Algunas personas nacen con dones maravillosos. Después, a veces, el ambiente en el que esa persona crece coopera para que ese don se exprese y desarrolle. Y en una tercera etapa, el agraciado portador de ese don puede, o no, poner su cuota de esfuerzo para llevarlo a límites superlativos.
Juan Román Riquelme es uno de esas personas tocadas por una varita al nacer. Él, igual que las demás personas que comparten su suerte, no hizo mérito alguno ni en recibir el don que recibió ni en que el ambiente le permitiera que se manifieste. Y por esa razón, todo don conlleva aparejada una responsabilidad: la de, en esa tercera etapa, poner lo mejor de uno para honrar el regalo recibido.

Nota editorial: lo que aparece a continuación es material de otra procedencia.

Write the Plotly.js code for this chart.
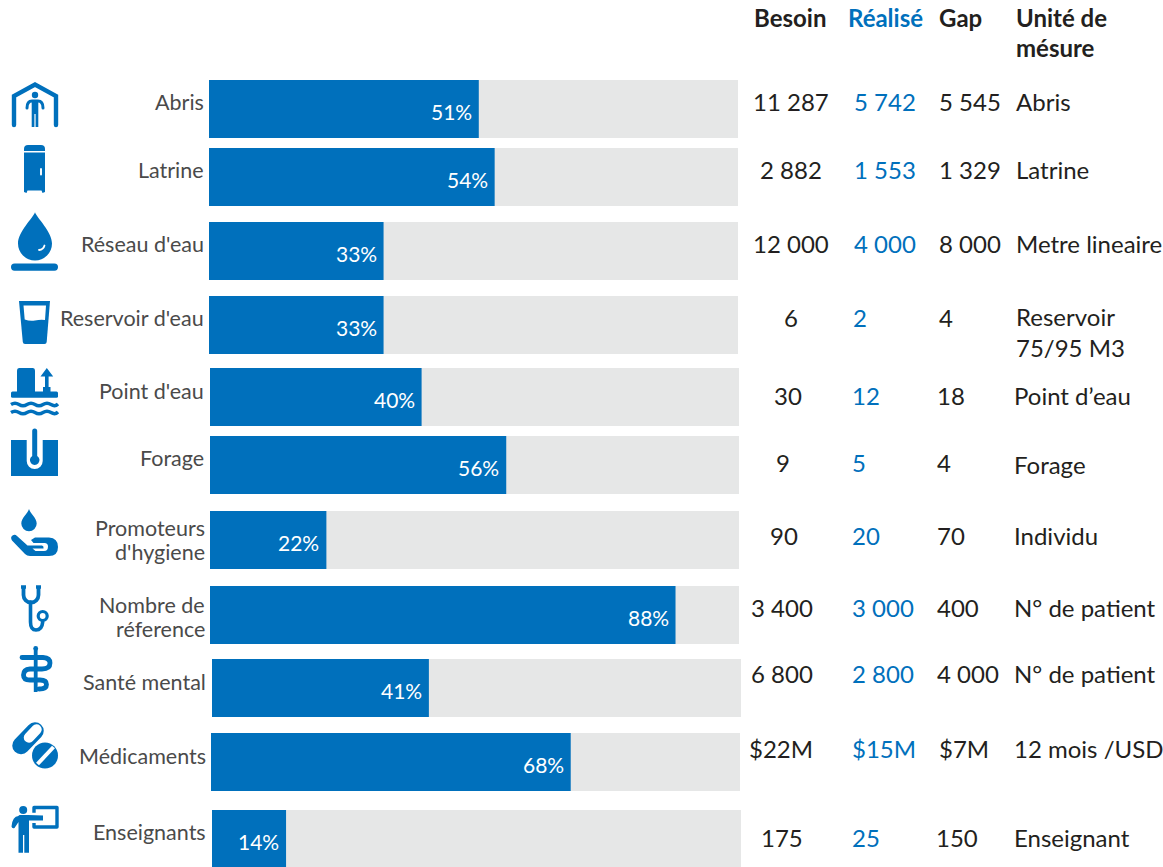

Martín Palermo es como vos, como yo. No tuvo la suerte de Román. Todo en sus logros es fruto de un esfuerzo obstinado, persistente, conmovedor. Es «patadura». Y lo que es mejor de todo, él lo sabe. Siempre lo supo. Podría haber tirado la toalla. Podría haberse enojado con la vida, compartiendo el campo de juego con talentosos de la talla de Román pensando: «¿Por qué algunos reciben tanto y otros no?». Pero no hizo nada de todo eso. Puso lo mejor de sí para hacer honor a su regalo, aún cuando fuera más modesto.
Pero este no es un post sobre fútbol. O no solamente… Este es un post sobre nuestra relación con nuestros propios talentos, la responsabilidad que implican y la importancia de honrarlos. Sobre la trascendencia de ser una buena persona. Sobre la vergüenza de quedar expuesto como un mezquino.